Some common network tools, like NETSTAT or ARP, are not present in the ESXi Shell and SSH command line interface. However, there are somewhat equivalent tools available through the esxcli command.
Netstat is a classic tool available in almost all operating systems and can display the listening ports as well as the state of TCP sessions. This is often very useful to be able to note if a correct TCP three-way handshake has been setup to some remote server or if a local service is listening to a certain port.
The command in ESXi to “emulate” netstat is:
esxcli network ip connection list
(On ESXi 4.1 the command line was “esxcli network connection list“.)
You could then use filters on the output with “grep”. Use any keyword to search for and include the -i switch for non-case sensitive. For example, to display all listening ports in the hypervisor use:
esxcli network ip connection list | grep -i listen
To verify that the local iSCSI initiator has been able to connect to a certain iSCSI SAN we could filter for the TCP/3260 (default port for iSCSI Target) :
esxcli network ip connection list | grep 3260
In the picture above we can see that the ESXi host has an established connection to the iSCSI SAN with IP address 192.168.100.10.
Another common command found on most TCP/IP implementations is “arp“, which displays the mappings between layer three IP addresses and layer two MAC addresses. The arp command itself is missing in ESXi, but there is also a very similar option available in esxcli.
To get the ESXi version of “arp -a” you could use:
esxcli network ip neighbor list
(Command line in ESXi 4.1 was “esxcli network neighbor list“.)
The esxcli tool in ESXi Shell is very useful and it has been hinted that almost all command line options should move into this command, phasing out the older esxcfg-* commands in future releases.
Q: How to make it real hard to sell an operating system.
A: Rewrite the CLI.
Why: It’s going to take thousands of more dollars to retrain our staff into a way of thinking.

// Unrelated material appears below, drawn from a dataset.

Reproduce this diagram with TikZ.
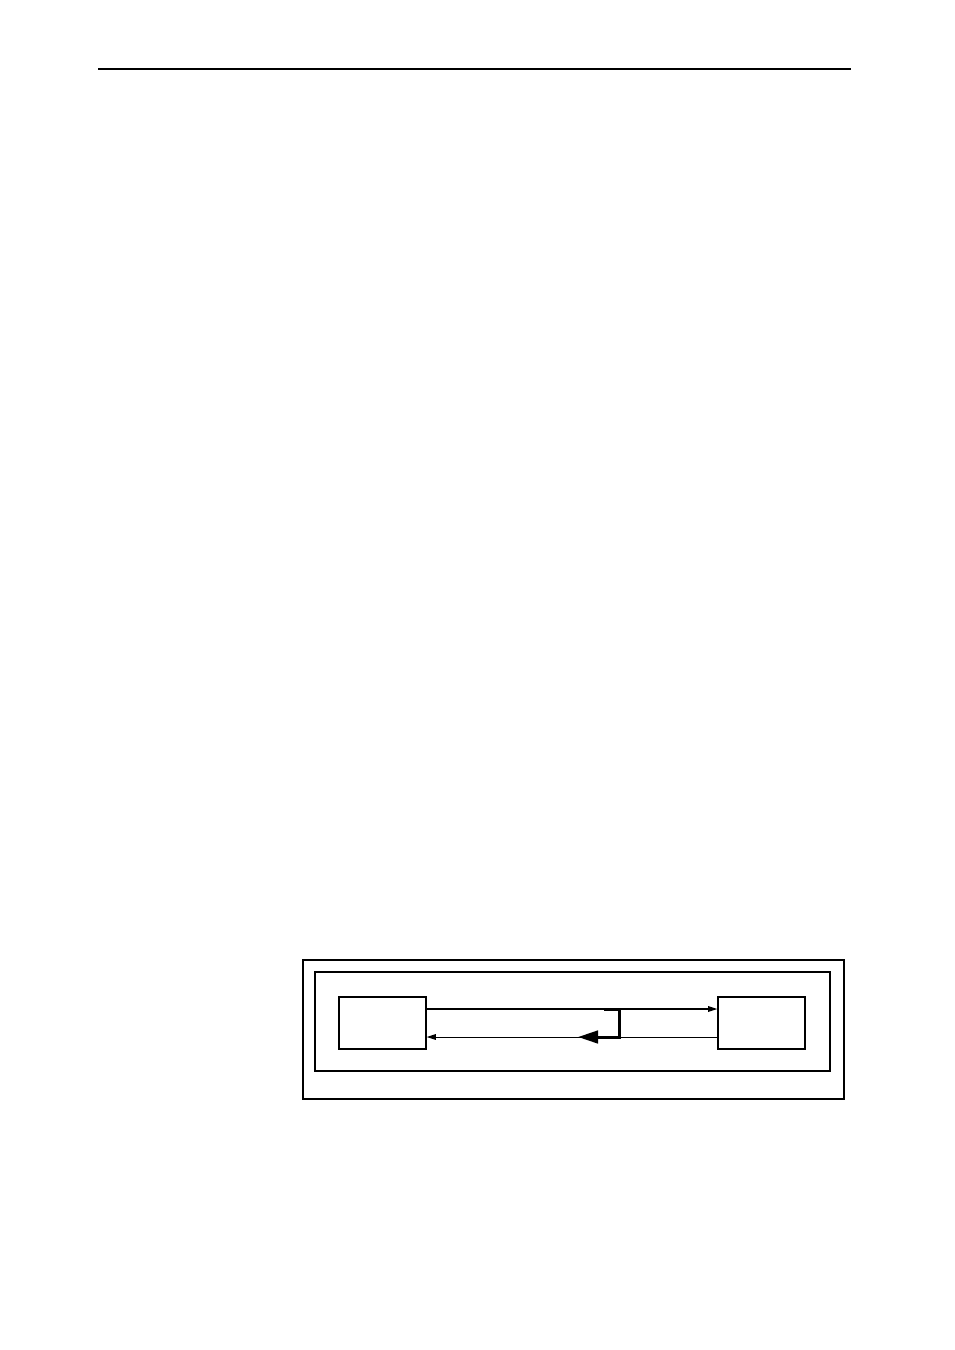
\documentclass[tikz,border=0pt]{standalone}
\usepackage{amsmath, amssymb}
\usetikzlibrary{arrows.meta}

\begin{document}
\begin{tikzpicture}[x=0.6pt,y=-0.6pt]
\tikzstyle{frame} = [rectangle, draw, line width=0.8pt, inner sep=0pt]
\tikzstyle{box} = [rectangle, draw, line width=0.8pt, minimum width=52.2pt, minimum height=31.2pt, inner sep=0pt]
\tikzstyle{wire} = [line width=0.7pt]
\useasboundingbox (0,0) rectangle (954,1350);
\draw [line width=1.3pt] (98,69) -- (851,69);
\node [frame, minimum width=324.6pt, minimum height=83.4pt] (frame0) at (573.5,1029.5) {};
\node [frame, minimum width=309pt, minimum height=59.4pt] (frame1) at (572.5,1021.5) {};
\node [box] (box0) at (382.5,1023) {};
\node [box] (box1) at (761.5,1023) {};
\coordinate (tap0) at (604,1009);
\coordinate (tap1) at (578,1037);
\path ([yshift=8.4pt]box0.east) edge [wire,-{Triangle[length=5.5pt,width=3.4pt]}] ([yshift=8.4pt]box1.west);
\path ([yshift=-8.4pt]box1.west) edge [line width=0.6pt,-{Triangle[length=5.5pt,width=3.4pt]}] ([yshift=-8.4pt]box0.east);
\draw [line width=1.8pt,-{Triangle[length=12pt,width=7.5pt]}] (tap0) -| (619,1037) -- (tap1);
\end{tikzpicture}
\end{document}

Comments: Thank you engineers at EMC that allowed this to happen. Almost every operating system we have here as well as appliances have a netstat and arp command.
VMware should be ashamed to have broken so much in Linux. Netstat is essential for diagnostics. The belief that netstat is something that is used to see “connections” is missing the “statistics” part of the tool. Give me netstat -s so I can tell what is going on with networking on the box. I mean, VMware could have at least left /proc/netstat alone. Without statistics, connection information is pointless. Speaking of pointless:
This is watching connections that are hanging in the “WAIT” state in Linux for 60 seconds:
for i in {1..30};do echo ‘—–‘$i;netstat -tan|awk ‘{print $6}’|sort|uniq -c;sleep 2;done
An attempt using esxcli produces output once because all they allow is sh.
ESX is not Linux, it just provides a similar environment (via busybox) and some similar directory structure. VMware should be proud to have so closely replicated the Linux experience that it’s mistaken for the same OS.
For the shell issue, you can use the more compatible:
for i in `seq 1 30`; do …. done
It’s not even about it not being Linux — it’s not an O.S., it’s a Hypervisor.
As for “what is going on with networking on the box”, the answer is “very little”, because (almost) all the activity is amongst the VMs — that’s rather the point — and what little activity there *is* on the box itself, is to do with vSphere, for which there are great tools in various forms.
Thinking of ESXi as being some kind of Linux variant is very broken thinking, and will cause no end of headaches.